Until it closed in 1963, North Shore-based Wearside Boatbuilding Company was celebrated for the skills of its craftsmen in constructing and repairing wooden vessels.
An impressive portfolio once included building and repair of ships’ lifeboats, cabin cruisers, motor yachts, launches and fishing vessels, besides being ladder, block and mast makers.
In 1932, the yard won a huge order for 40 seine netters for the North Cape Development Company of New Zealand and in World War Two made a major contribution to the war effort.
Fifty whalers were built as warship tenders, with numerous motorboats, special craft and lifeboats being constructed or repaired for the Admiralty, War Department and Merchant Navy.
For some years, managing director Major Norman Dugdale held the position of Honorary Secretary of the Sunderland Branch of the Royal National Lifeboat Institution (RNLI).

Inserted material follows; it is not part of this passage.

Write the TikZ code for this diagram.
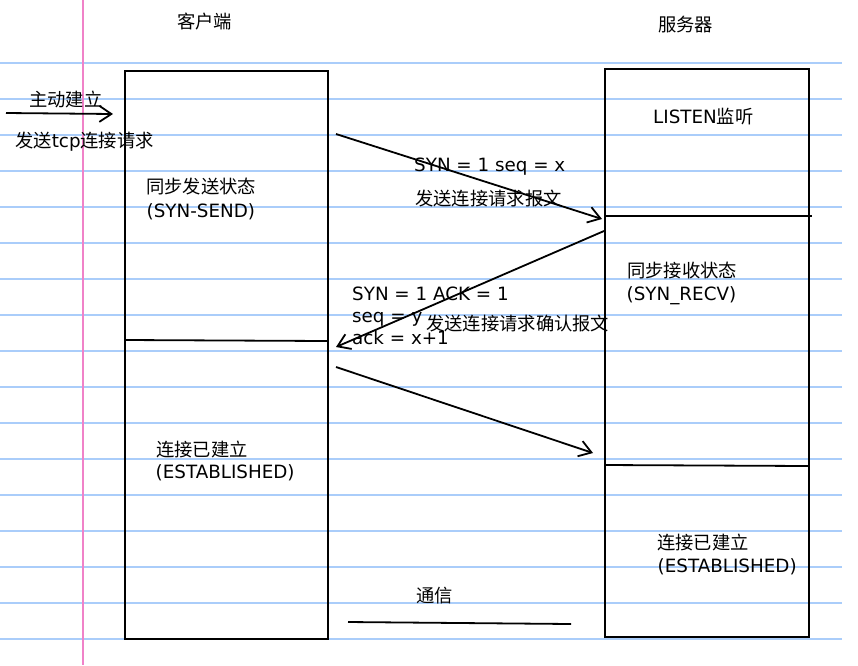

With RNLI lifeboats regularly visiting the yard for overhaul, it was probably through this connection that the firm won its most unusual contract – that of converting an ex-RNLI lifeboat into a Viking longboat!
The vessel concerned was the 45-foot Watson-class lifeboat Elizabeth Newton, which had been built by J Samuel White of Cowes, Isle of Wight. Named in memory of the wife of Captain Richard Newton of Darlington, half of the £10,000 cost had been met by a legacy left by the late Mrs Newton.
Officially named by the Marchioness of Londonderry on August 23, 1924, the new motor lifeboat was stationed at Hartlepool until 1939, when she joined the RNLI reserve fleet, having been overhauled by Wearside Boatbuilding Co only the year before.
After leaving Hartlepool for the last time, she arrived at Sunderland, later deputising at various East Coast lifeboat stations, the last being at Amble, Northumberland.
In May, 1953, having been sold out of RNLI service, Elizabeth Newton was towed to Sunderland to begin an extraordinary transformation on Wearside Boatbuilding’s slipway.
A seven-day deadline was imposed in which to complete her makeover into a Viking ship for the 20th Century Fox film production, “Prince Valiant.”
Released in 1954, the film stars James Mason, Janet Leigh and Robert Wagner and features the efforts of a Viking prince to become a knight in King Arthur’s Court and restore his overthrown father to his rightful throne.
Structural alterations to Elizabeth Newton involved construction of a new stern, rebuilding the bow and shifting and heightening the mast. Although the motor engine remained in place, 18 oars were supplied for use during filming.
On the night of May 19, 1953, the craft was taken to Palmers Hill Quay and lifted onto a trailer for transportation to Scotland.
Later, she took part in scenes filmed off the Isle of Skye complete with square sail, side shields and figureheads.